Task description:
Each line of the material must be repeated precisely, with the pictures left out.
========
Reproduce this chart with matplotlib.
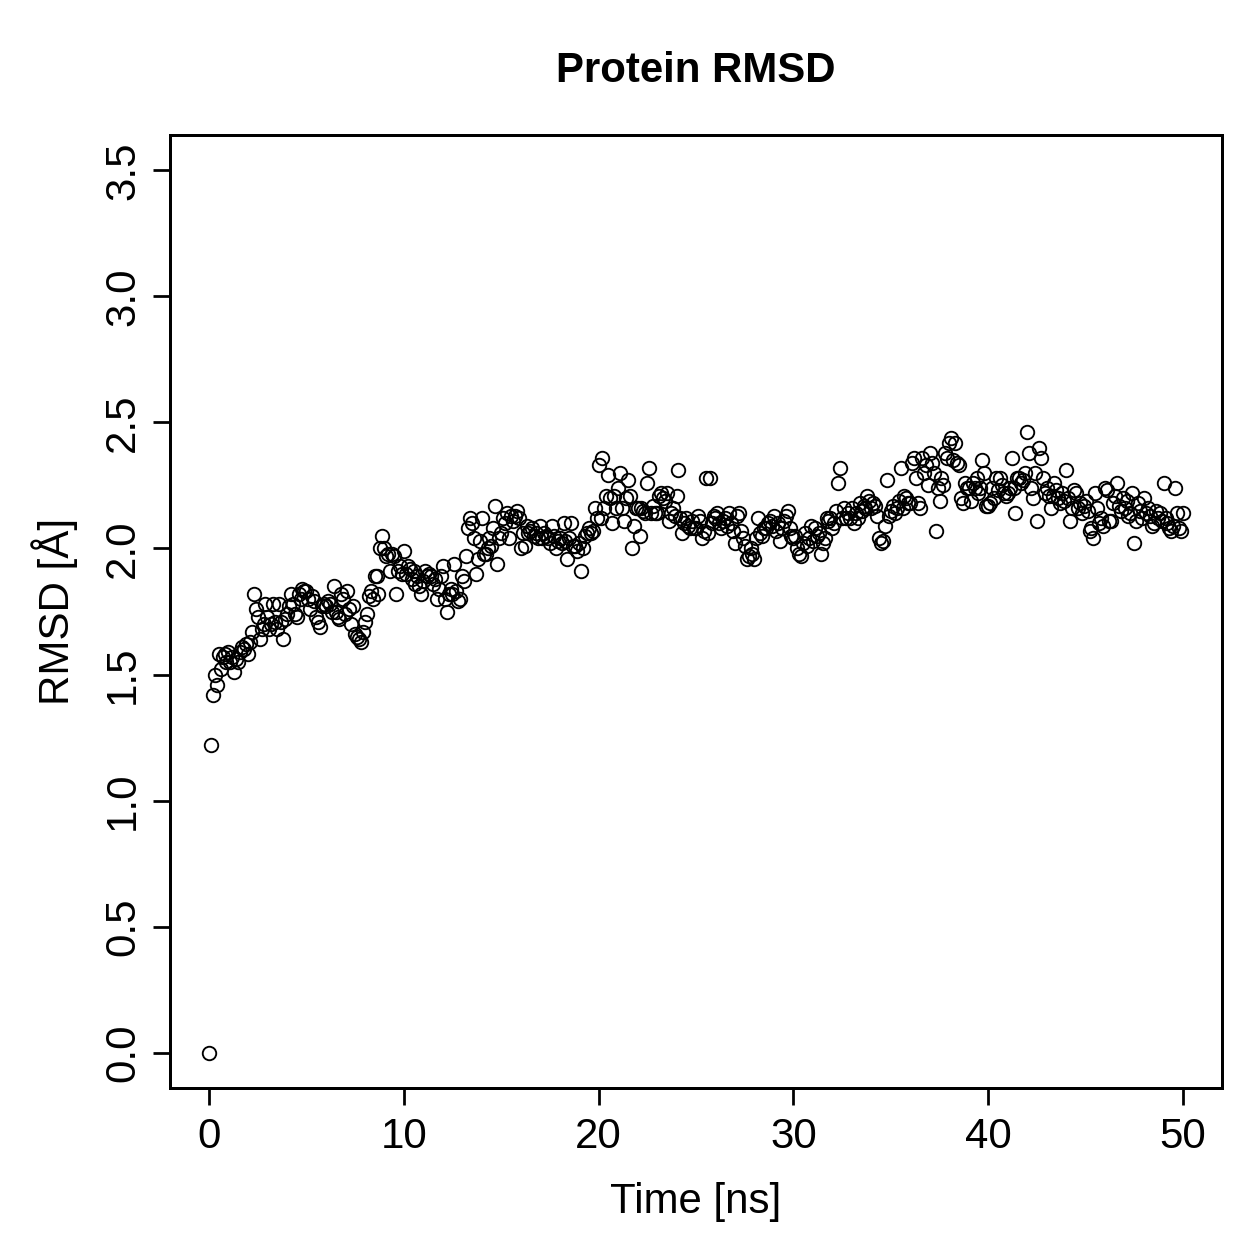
#!/usr/bin/env python3
"""Protein RMSD over a 50 ns trajectory, drawn in the style of an R base plot."""

import matplotlib
matplotlib.use("Agg")
import matplotlib.pyplot as plt
import numpy as np

# time grid: one frame every 0.1 ns, 0 .. 50 ns
time_ns = np.round(np.arange(501) * 0.1, 1)

# RMSD values in Angstrom, ten frames per row (one row per ns)
rmsd = [
    0.00, 1.22, 1.42, 1.50, 1.46, 1.58, 1.52, 1.57, 1.58, 1.55,
    1.59, 1.55, 1.57, 1.51, 1.56, 1.55, 1.59, 1.61, 1.60, 1.62,
    1.58, 1.63, 1.67, 1.82, 1.76, 1.73, 1.64, 1.68, 1.70, 1.78,
    1.73, 1.68, 1.70, 1.78, 1.71, 1.68, 1.78, 1.71, 1.64, 1.72,
    1.74, 1.77, 1.82, 1.78, 1.74, 1.73, 1.82, 1.80, 1.84, 1.83,
    1.83, 1.80, 1.76, 1.81, 1.79, 1.73, 1.71, 1.69, 1.77, 1.78,
    1.77, 1.79, 1.78, 1.75, 1.85, 1.75, 1.73, 1.72, 1.82, 1.80,
    1.74, 1.83, 1.76, 1.70, 1.77, 1.66, 1.65, 1.64, 1.63, 1.67,
    1.71, 1.74, 1.81, 1.83, 1.80, 1.89, 1.89, 1.82, 2.00, 2.05,
    2.00, 1.97, 1.98, 1.91, 1.98, 1.97, 1.82, 1.91, 1.93, 1.90,
    1.99, 1.90, 1.93, 1.92, 1.88, 1.91, 1.86, 1.89, 1.85, 1.82,
    1.87, 1.91, 1.89, 1.90, 1.89, 1.86, 1.88, 1.80, 1.84, 1.89,
    1.93, 1.80, 1.75, 1.82, 1.84, 1.82, 1.94, 1.83, 1.79, 1.80,
    1.89, 1.87, 1.97, 2.08, 2.12, 2.10, 2.04, 1.90, 1.96, 2.03,
    2.12, 1.98, 1.98, 2.00, 2.04, 2.01, 2.08, 2.17, 1.94, 2.04,
    2.06, 2.12, 2.10, 2.14, 2.04, 2.13, 2.11, 2.13, 2.15, 2.12,
    2.00, 2.06, 2.01, 2.09, 2.06, 2.07, 2.08, 2.05, 2.06, 2.04,
    2.09, 2.04, 2.06, 2.05, 2.04, 2.02, 2.09, 2.05, 2.00, 2.03,
    2.04, 2.02, 2.10, 2.03, 1.96, 2.04, 2.10, 2.01, 2.01, 1.99,
    2.02, 1.91, 2.00, 2.05, 2.06, 2.08, 2.06, 2.07, 2.16, 2.12,
    2.33, 2.12, 2.36, 2.16, 2.21, 2.29, 2.20, 2.10, 2.21, 2.16,
    2.24, 2.30, 2.16, 2.11, 2.20, 2.27, 2.21, 2.00, 2.09, 2.16,
    2.16, 2.05, 2.16, 2.15, 2.14, 2.26, 2.32, 2.14, 2.17, 2.14,
    2.14, 2.21, 2.22, 2.20, 2.19, 2.22, 2.11, 2.14, 2.16, 2.13,
    2.21, 2.31, 2.12, 2.06, 2.10, 2.12, 2.09, 2.08, 2.11, 2.08,
    2.08, 2.13, 2.11, 2.04, 2.07, 2.28, 2.06, 2.28, 2.10, 2.13,
    2.12, 2.14, 2.10, 2.08, 2.11, 2.12, 2.09, 2.14, 2.10, 2.07,
    2.02, 2.13, 2.14, 2.07, 2.04, 2.01, 1.96, 1.97, 2.00, 1.98,
    1.96, 2.04, 2.12, 2.06, 2.05, 2.08, 2.08, 2.10, 2.11, 2.09,
    2.13, 2.07, 2.10, 2.03, 2.08, 2.11, 2.13, 2.15, 2.08, 2.05,
    2.04, 2.05, 2.00, 1.98, 1.97, 2.02, 2.06, 2.01, 2.04, 2.09,
    2.03, 2.08, 2.05, 2.06, 1.98, 2.02, 2.04, 2.12, 2.11, 2.12,
    2.08, 2.10, 2.15, 2.26, 2.32, 2.12, 2.16, 2.12, 2.14, 2.12,
    2.16, 2.10, 2.14, 2.12, 2.18, 2.15, 2.17, 2.16, 2.21, 2.19,
    2.16, 2.18, 2.17, 2.13, 2.04, 2.02, 2.03, 2.09, 2.27, 2.13,
    2.15, 2.17, 2.14, 2.16, 2.19, 2.32, 2.16, 2.21, 2.20, 2.18,
    2.18, 2.34, 2.36, 2.28, 2.18, 2.16, 2.36, 2.30, 2.33, 2.25,
    2.38, 2.34, 2.30, 2.07, 2.24, 2.19, 2.28, 2.25, 2.38, 2.36,
    2.42, 2.44, 2.35, 2.42, 2.34, 2.33, 2.20, 2.18, 2.26, 2.24,
    2.24, 2.19, 2.26, 2.24, 2.28, 2.22, 2.24, 2.35, 2.30, 2.17,
    2.17, 2.18, 2.24, 2.20, 2.28, 2.23, 2.28, 2.25, 2.22, 2.21,
    2.22, 2.24, 2.36, 2.24, 2.14, 2.28, 2.28, 2.26, 2.27, 2.30,
    2.46, 2.38, 2.24, 2.20, 2.30, 2.11, 2.40, 2.36, 2.28, 2.22,
    2.24, 2.21, 2.16, 2.21, 2.26, 2.23, 2.20, 2.18, 2.22, 2.19,
    2.31, 2.20, 2.11, 2.16, 2.23, 2.22, 2.16, 2.18, 2.14, 2.17,
    2.19, 2.15, 2.07, 2.08, 2.04, 2.22, 2.16, 2.10, 2.12, 2.09,
    2.24, 2.23, 2.11, 2.11, 2.18, 2.21, 2.26, 2.17, 2.15, 2.20,
    2.16, 2.19, 2.13, 2.14, 2.22, 2.02, 2.11, 2.18, 2.15, 2.12,
    2.20, 2.14, 2.16, 2.13, 2.09, 2.10, 2.15, 2.12, 2.14, 2.11,
    2.26, 2.12, 2.10, 2.08, 2.07, 2.09, 2.24, 2.14, 2.08, 2.07,
    2.14,
]

x_ticks = [0, 10, 20, 30, 40, 50]
y_ticks = [0.0, 0.5, 1.0, 1.5, 2.0, 2.5, 3.0, 3.5]
y_ticklabels = [f"{v:.1f}" for v in y_ticks]

plt.rcParams["font.family"] = ["Liberation Sans", "DejaVu Sans"]
FS = 16.8

fig = plt.figure(figsize=(1259 / 180, 1259 / 180), dpi=180)
ax = fig.add_axes([170 / 1259, 1 - 1088 / 1259, (1222 - 170) / 1259, (1088 - 135) / 1259])

ax.plot(time_ns, rmsd, linestyle="none", marker="o", markersize=5.4,
        markerfacecolor="none", markeredgecolor="black", markeredgewidth=0.75)

ax.set_xlim(-2, 52)
ax.set_ylim(-0.14, 3.64)
ax.set_xticks(x_ticks)
ax.set_yticks(y_ticks)
ax.set_yticklabels(y_ticklabels, rotation=90, va="center")
ax.tick_params(axis="both", direction="out", length=6.8, width=1.1, labelsize=FS)
ax.tick_params(axis="x", pad=5)
ax.tick_params(axis="y", pad=4)
for side in ax.spines.values():
    side.set_linewidth(1.2)

ax.set_xlabel("Time [ns]", fontsize=FS, labelpad=10)
ax.set_ylabel("RMSD [Å]", fontsize=FS, labelpad=10)
ax.set_title("Protein RMSD", fontsize=FS, fontweight="bold", pad=21)

fig.savefig("out.png", dpi=180)
plt.close(fig)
========
Answer to the exercise:
Reproduce this chart with matplotlib.
#!/usr/bin/env python3
"""Protein RMSD over a 50 ns trajectory, drawn in the style of an R base plot."""

import matplotlib
matplotlib.use("Agg")
import matplotlib.pyplot as plt
import numpy as np

# time grid: one frame every 0.1 ns, 0 .. 50 ns
time_ns = np.round(np.arange(501) * 0.1, 1)

# RMSD values in Angstrom, ten frames per row (one row per ns)
rmsd = [
    0.00, 1.22, 1.42, 1.50, 1.46, 1.58, 1.52, 1.57, 1.58, 1.55,
    1.59, 1.55, 1.57, 1.51, 1.56, 1.55, 1.59, 1.61, 1.60, 1.62,
    1.58, 1.63, 1.67, 1.82, 1.76, 1.73, 1.64, 1.68, 1.70, 1.78,
    1.73, 1.68, 1.70, 1.78, 1.71, 1.68, 1.78, 1.71, 1.64, 1.72,
    1.74, 1.77, 1.82, 1.78, 1.74, 1.73, 1.82, 1.80, 1.84, 1.83,
    1.83, 1.80, 1.76, 1.81, 1.79, 1.73, 1.71, 1.69, 1.77, 1.78,
    1.77, 1.79, 1.78, 1.75, 1.85, 1.75, 1.73, 1.72, 1.82, 1.80,
    1.74, 1.83, 1.76, 1.70, 1.77, 1.66, 1.65, 1.64, 1.63, 1.67,
    1.71, 1.74, 1.81, 1.83, 1.80, 1.89, 1.89, 1.82, 2.00, 2.05,
    2.00, 1.97, 1.98, 1.91, 1.98, 1.97, 1.82, 1.91, 1.93, 1.90,
    1.99, 1.90, 1.93, 1.92, 1.88, 1.91, 1.86, 1.89, 1.85, 1.82,
    1.87, 1.91, 1.89, 1.90, 1.89, 1.86, 1.88, 1.80, 1.84, 1.89,
    1.93, 1.80, 1.75, 1.82, 1.84, 1.82, 1.94, 1.83, 1.79, 1.80,
    1.89, 1.87, 1.97, 2.08, 2.12, 2.10, 2.04, 1.90, 1.96, 2.03,
    2.12, 1.98, 1.98, 2.00, 2.04, 2.01, 2.08, 2.17, 1.94, 2.04,
    2.06, 2.12, 2.10, 2.14, 2.04, 2.13, 2.11, 2.13, 2.15, 2.12,
    2.00, 2.06, 2.01, 2.09, 2.06, 2.07, 2.08, 2.05, 2.06, 2.04,
    2.09, 2.04, 2.06, 2.05, 2.04, 2.02, 2.09, 2.05, 2.00, 2.03,
    2.04, 2.02, 2.10, 2.03, 1.96, 2.04, 2.10, 2.01, 2.01, 1.99,
    2.02, 1.91, 2.00, 2.05, 2.06, 2.08, 2.06, 2.07, 2.16, 2.12,
    2.33, 2.12, 2.36, 2.16, 2.21, 2.29, 2.20, 2.10, 2.21, 2.16,
    2.24, 2.30, 2.16, 2.11, 2.20, 2.27, 2.21, 2.00, 2.09, 2.16,
    2.16, 2.05, 2.16, 2.15, 2.14, 2.26, 2.32, 2.14, 2.17, 2.14,
    2.14, 2.21, 2.22, 2.20, 2.19, 2.22, 2.11, 2.14, 2.16, 2.13,
    2.21, 2.31, 2.12, 2.06, 2.10, 2.12, 2.09, 2.08, 2.11, 2.08,
    2.08, 2.13, 2.11, 2.04, 2.07, 2.28, 2.06, 2.28, 2.10, 2.13,
    2.12, 2.14, 2.10, 2.08, 2.11, 2.12, 2.09, 2.14, 2.10, 2.07,
    2.02, 2.13, 2.14, 2.07, 2.04, 2.01, 1.96, 1.97, 2.00, 1.98,
    1.96, 2.04, 2.12, 2.06, 2.05, 2.08, 2.08, 2.10, 2.11, 2.09,
    2.13, 2.07, 2.10, 2.03, 2.08, 2.11, 2.13, 2.15, 2.08, 2.05,
    2.04, 2.05, 2.00, 1.98, 1.97, 2.02, 2.06, 2.01, 2.04, 2.09,
    2.03, 2.08, 2.05, 2.06, 1.98, 2.02, 2.04, 2.12, 2.11, 2.12,
    2.08, 2.10, 2.15, 2.26, 2.32, 2.12, 2.16, 2.12, 2.14, 2.12,
    2.16, 2.10, 2.14, 2.12, 2.18, 2.15, 2.17, 2.16, 2.21, 2.19,
    2.16, 2.18, 2.17, 2.13, 2.04, 2.02, 2.03, 2.09, 2.27, 2.13,
    2.15, 2.17, 2.14, 2.16, 2.19, 2.32, 2.16, 2.21, 2.20, 2.18,
    2.18, 2.34, 2.36, 2.28, 2.18, 2.16, 2.36, 2.30, 2.33, 2.25,
    2.38, 2.34, 2.30, 2.07, 2.24, 2.19, 2.28, 2.25, 2.38, 2.36,
    2.42, 2.44, 2.35, 2.42, 2.34, 2.33, 2.20, 2.18, 2.26, 2.24,
    2.24, 2.19, 2.26, 2.24, 2.28, 2.22, 2.24, 2.35, 2.30, 2.17,
    2.17, 2.18, 2.24, 2.20, 2.28, 2.23, 2.28, 2.25, 2.22, 2.21,
    2.22, 2.24, 2.36, 2.24, 2.14, 2.28, 2.28, 2.26, 2.27, 2.30,
    2.46, 2.38, 2.24, 2.20, 2.30, 2.11, 2.40, 2.36, 2.28, 2.22,
    2.24, 2.21, 2.16, 2.21, 2.26, 2.23, 2.20, 2.18, 2.22, 2.19,
    2.31, 2.20, 2.11, 2.16, 2.23, 2.22, 2.16, 2.18, 2.14, 2.17,
    2.19, 2.15, 2.07, 2.08, 2.04, 2.22, 2.16, 2.10, 2.12, 2.09,
    2.24, 2.23, 2.11, 2.11, 2.18, 2.21, 2.26, 2.17, 2.15, 2.20,
    2.16, 2.19, 2.13, 2.14, 2.22, 2.02, 2.11, 2.18, 2.15, 2.12,
    2.20, 2.14, 2.16, 2.13, 2.09, 2.10, 2.15, 2.12, 2.14, 2.11,
    2.26, 2.12, 2.10, 2.08, 2.07, 2.09, 2.24, 2.14, 2.08, 2.07,
    2.14,
]

x_ticks = [0, 10, 20, 30, 40, 50]
y_ticks = [0.0, 0.5, 1.0, 1.5, 2.0, 2.5, 3.0, 3.5]
y_ticklabels = [f"{v:.1f}" for v in y_ticks]

plt.rcParams["font.family"] = ["Liberation Sans", "DejaVu Sans"]
FS = 16.8

fig = plt.figure(figsize=(1259 / 180, 1259 / 180), dpi=180)
ax = fig.add_axes([170 / 1259, 1 - 1088 / 1259, (1222 - 170) / 1259, (1088 - 135) / 1259])

ax.plot(time_ns, rmsd, linestyle="none", marker="o", markersize=5.4,
        markerfacecolor="none", markeredgecolor="black", markeredgewidth=0.75)

ax.set_xlim(-2, 52)
ax.set_ylim(-0.14, 3.64)
ax.set_xticks(x_ticks)
ax.set_yticks(y_ticks)
ax.set_yticklabels(y_ticklabels, rotation=90, va="center")
ax.tick_params(axis="both", direction="out", length=6.8, width=1.1, labelsize=FS)
ax.tick_params(axis="x", pad=5)
ax.tick_params(axis="y", pad=4)
for side in ax.spines.values():
    side.set_linewidth(1.2)

ax.set_xlabel("Time [ns]", fontsize=FS, labelpad=10)
ax.set_ylabel("RMSD [Å]", fontsize=FS, labelpad=10)
ax.set_title("Protein RMSD", fontsize=FS, fontweight="bold", pad=21)

fig.savefig("out.png", dpi=180)
plt.close(fig)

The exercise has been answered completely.